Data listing
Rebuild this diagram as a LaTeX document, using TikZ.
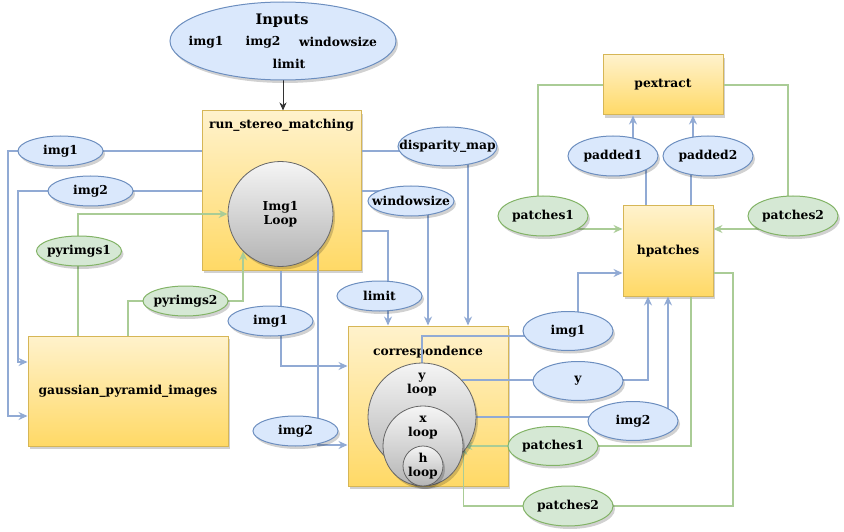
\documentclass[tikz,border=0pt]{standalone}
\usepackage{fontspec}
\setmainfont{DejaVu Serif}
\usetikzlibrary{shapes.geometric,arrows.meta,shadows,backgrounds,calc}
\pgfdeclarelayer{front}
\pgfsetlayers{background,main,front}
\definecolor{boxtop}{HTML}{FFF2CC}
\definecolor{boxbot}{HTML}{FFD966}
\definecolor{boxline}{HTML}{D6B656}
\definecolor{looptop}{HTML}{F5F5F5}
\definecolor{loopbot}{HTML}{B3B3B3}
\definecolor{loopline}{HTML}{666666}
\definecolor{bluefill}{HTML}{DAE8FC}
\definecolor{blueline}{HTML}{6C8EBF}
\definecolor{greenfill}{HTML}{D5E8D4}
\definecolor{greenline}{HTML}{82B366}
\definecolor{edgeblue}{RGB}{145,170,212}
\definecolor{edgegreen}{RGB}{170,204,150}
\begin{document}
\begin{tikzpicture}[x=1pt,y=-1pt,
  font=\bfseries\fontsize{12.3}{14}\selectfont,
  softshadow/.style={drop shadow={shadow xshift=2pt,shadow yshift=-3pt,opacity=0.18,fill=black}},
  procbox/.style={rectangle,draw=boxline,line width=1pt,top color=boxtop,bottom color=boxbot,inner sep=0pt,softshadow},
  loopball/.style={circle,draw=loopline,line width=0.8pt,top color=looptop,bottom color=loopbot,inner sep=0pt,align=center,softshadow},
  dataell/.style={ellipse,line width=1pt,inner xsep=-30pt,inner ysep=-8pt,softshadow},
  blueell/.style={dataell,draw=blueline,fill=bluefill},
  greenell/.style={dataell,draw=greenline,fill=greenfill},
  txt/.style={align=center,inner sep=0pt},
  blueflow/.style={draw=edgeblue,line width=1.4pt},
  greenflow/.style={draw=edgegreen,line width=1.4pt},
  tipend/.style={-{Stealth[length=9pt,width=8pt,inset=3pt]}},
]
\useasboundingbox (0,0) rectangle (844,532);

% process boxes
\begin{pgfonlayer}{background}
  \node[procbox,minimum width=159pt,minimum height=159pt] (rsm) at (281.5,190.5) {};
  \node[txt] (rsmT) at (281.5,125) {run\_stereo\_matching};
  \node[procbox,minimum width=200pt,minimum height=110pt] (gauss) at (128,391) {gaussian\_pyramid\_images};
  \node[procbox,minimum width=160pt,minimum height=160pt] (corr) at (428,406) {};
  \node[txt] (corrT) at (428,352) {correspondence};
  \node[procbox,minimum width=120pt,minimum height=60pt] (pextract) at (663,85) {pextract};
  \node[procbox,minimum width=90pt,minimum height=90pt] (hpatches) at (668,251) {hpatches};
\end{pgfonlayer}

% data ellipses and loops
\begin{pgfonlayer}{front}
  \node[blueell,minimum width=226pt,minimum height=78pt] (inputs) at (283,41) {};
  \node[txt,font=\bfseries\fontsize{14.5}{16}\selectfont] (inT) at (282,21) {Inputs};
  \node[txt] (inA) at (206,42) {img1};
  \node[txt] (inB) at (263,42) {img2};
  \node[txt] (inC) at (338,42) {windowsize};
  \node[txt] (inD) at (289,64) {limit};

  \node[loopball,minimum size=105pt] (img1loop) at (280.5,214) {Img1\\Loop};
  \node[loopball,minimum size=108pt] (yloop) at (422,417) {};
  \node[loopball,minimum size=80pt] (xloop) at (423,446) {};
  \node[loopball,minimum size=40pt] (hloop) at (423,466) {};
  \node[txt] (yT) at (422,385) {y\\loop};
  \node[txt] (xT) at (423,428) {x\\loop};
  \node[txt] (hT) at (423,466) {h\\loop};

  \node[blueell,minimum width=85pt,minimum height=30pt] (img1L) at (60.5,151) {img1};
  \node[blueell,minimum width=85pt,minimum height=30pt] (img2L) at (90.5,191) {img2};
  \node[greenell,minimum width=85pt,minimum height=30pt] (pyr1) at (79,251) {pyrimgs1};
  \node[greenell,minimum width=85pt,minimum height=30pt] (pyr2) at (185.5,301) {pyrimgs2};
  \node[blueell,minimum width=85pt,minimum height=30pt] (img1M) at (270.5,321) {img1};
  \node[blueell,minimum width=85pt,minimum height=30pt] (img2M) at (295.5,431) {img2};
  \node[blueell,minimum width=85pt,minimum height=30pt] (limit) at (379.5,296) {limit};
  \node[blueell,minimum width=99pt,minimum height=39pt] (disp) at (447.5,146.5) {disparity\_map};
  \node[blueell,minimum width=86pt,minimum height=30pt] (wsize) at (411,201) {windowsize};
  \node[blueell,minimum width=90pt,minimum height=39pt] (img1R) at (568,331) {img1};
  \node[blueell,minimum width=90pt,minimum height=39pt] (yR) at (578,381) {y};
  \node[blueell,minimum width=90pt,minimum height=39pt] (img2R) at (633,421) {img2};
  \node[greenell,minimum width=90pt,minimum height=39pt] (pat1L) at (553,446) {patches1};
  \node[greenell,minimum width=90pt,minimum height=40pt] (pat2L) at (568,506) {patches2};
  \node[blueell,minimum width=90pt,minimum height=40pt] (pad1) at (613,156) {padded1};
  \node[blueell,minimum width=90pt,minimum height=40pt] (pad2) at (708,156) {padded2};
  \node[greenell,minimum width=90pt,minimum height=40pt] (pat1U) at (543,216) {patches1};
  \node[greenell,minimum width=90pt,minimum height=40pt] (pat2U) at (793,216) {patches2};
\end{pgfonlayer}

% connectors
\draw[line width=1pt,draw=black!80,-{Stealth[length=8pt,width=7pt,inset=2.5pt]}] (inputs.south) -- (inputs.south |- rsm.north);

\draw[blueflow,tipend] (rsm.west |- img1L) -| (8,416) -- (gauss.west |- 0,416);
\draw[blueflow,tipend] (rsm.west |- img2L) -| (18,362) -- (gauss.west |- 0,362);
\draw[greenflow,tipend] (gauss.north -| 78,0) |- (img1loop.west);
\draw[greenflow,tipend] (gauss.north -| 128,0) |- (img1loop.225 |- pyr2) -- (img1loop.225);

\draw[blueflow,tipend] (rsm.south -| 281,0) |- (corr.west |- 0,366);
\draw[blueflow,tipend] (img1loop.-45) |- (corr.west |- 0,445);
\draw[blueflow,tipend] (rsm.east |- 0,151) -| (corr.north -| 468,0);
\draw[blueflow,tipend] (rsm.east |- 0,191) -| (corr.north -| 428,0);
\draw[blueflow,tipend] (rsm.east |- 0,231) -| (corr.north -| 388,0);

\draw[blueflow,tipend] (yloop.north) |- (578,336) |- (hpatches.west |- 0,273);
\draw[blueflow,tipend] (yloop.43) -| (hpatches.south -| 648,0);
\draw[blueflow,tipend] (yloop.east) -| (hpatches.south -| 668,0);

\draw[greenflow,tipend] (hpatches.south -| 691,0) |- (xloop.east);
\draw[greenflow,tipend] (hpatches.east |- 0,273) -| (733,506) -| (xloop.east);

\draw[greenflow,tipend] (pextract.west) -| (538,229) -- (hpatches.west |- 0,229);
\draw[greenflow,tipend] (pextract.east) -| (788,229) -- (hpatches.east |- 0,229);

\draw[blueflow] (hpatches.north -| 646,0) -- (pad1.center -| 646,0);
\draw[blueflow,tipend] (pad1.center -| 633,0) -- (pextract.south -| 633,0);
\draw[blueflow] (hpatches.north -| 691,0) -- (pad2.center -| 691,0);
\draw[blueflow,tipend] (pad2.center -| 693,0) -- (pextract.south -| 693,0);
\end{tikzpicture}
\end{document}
...
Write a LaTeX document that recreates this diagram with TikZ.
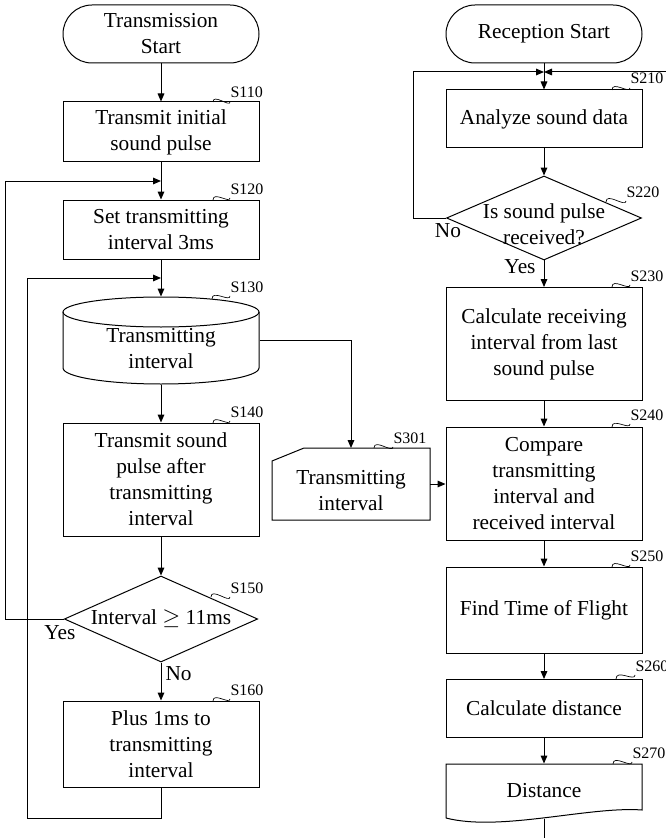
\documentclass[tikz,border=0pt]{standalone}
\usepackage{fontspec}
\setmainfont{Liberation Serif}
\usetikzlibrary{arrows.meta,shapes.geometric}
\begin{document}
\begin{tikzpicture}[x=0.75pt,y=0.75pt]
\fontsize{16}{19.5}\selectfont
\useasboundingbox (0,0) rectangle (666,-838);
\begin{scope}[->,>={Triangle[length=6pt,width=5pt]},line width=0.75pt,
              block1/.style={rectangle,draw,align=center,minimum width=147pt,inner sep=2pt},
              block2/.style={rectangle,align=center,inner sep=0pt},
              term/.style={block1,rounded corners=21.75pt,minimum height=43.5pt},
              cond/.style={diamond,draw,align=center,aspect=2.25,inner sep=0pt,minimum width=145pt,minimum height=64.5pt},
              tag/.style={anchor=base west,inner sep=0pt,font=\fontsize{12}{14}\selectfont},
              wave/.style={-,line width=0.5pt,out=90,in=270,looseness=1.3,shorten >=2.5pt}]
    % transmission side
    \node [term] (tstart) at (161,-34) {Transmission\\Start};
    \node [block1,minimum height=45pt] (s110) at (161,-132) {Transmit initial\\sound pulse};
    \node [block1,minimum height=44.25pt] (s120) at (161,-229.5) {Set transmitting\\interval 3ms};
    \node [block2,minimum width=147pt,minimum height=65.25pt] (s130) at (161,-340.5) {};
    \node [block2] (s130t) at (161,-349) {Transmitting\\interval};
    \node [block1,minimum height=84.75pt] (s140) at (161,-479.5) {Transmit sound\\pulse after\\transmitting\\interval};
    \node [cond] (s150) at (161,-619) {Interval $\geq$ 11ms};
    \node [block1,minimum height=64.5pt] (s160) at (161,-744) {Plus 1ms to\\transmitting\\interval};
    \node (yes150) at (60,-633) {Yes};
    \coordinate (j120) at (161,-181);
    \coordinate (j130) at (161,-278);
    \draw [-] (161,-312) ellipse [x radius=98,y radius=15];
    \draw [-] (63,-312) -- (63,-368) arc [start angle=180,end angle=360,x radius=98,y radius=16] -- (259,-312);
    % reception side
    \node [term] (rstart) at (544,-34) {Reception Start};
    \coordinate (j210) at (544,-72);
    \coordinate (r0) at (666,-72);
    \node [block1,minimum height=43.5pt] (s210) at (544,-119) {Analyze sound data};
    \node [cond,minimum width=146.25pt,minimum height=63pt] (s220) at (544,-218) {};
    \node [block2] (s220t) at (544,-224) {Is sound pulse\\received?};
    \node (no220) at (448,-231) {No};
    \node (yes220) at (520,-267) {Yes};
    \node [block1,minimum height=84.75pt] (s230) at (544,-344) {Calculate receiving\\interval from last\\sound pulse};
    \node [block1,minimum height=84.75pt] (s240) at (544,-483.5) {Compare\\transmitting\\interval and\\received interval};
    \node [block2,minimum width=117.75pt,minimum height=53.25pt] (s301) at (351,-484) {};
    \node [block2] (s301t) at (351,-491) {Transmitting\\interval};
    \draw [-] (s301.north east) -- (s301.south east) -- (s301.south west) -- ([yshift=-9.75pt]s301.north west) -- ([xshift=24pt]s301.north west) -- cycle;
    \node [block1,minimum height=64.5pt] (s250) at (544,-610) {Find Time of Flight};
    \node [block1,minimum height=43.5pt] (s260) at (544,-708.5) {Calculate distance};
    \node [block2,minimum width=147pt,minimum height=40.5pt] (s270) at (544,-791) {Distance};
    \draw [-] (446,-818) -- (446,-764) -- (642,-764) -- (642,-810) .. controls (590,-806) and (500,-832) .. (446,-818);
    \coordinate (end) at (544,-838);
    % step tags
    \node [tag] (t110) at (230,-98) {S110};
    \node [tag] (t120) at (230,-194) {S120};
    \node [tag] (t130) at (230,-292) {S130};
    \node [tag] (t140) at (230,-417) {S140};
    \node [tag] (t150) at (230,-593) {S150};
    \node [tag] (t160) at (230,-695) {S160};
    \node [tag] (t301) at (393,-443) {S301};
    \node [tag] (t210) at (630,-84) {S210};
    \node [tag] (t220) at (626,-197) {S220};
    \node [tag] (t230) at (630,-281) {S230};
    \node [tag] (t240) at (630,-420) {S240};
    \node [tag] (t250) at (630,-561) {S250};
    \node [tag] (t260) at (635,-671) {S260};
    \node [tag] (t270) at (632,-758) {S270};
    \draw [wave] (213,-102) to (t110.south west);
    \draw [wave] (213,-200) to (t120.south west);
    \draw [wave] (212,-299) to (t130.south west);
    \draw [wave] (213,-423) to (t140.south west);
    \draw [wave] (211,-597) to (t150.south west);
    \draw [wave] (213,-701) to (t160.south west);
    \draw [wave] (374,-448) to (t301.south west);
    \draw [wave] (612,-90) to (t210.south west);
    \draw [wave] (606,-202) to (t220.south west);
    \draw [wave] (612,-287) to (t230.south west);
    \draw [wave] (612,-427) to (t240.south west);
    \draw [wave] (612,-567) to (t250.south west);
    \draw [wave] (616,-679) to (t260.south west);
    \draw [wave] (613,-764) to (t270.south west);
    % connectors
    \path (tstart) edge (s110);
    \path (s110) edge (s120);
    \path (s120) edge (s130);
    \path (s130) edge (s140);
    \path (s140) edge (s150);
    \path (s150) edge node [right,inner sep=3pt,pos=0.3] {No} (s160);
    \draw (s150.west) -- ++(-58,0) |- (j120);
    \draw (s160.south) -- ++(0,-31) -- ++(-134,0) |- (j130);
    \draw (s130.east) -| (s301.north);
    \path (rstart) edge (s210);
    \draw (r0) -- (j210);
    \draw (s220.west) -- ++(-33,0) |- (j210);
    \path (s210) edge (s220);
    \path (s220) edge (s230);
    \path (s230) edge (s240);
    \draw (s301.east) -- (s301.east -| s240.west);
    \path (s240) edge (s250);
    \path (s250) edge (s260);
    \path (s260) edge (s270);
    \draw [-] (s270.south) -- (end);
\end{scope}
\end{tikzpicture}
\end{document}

▶ _Task to carry out_
What is the number of lines that hold the string "diagram"? Reply with that number alone.

▶ _Exercise answer_
2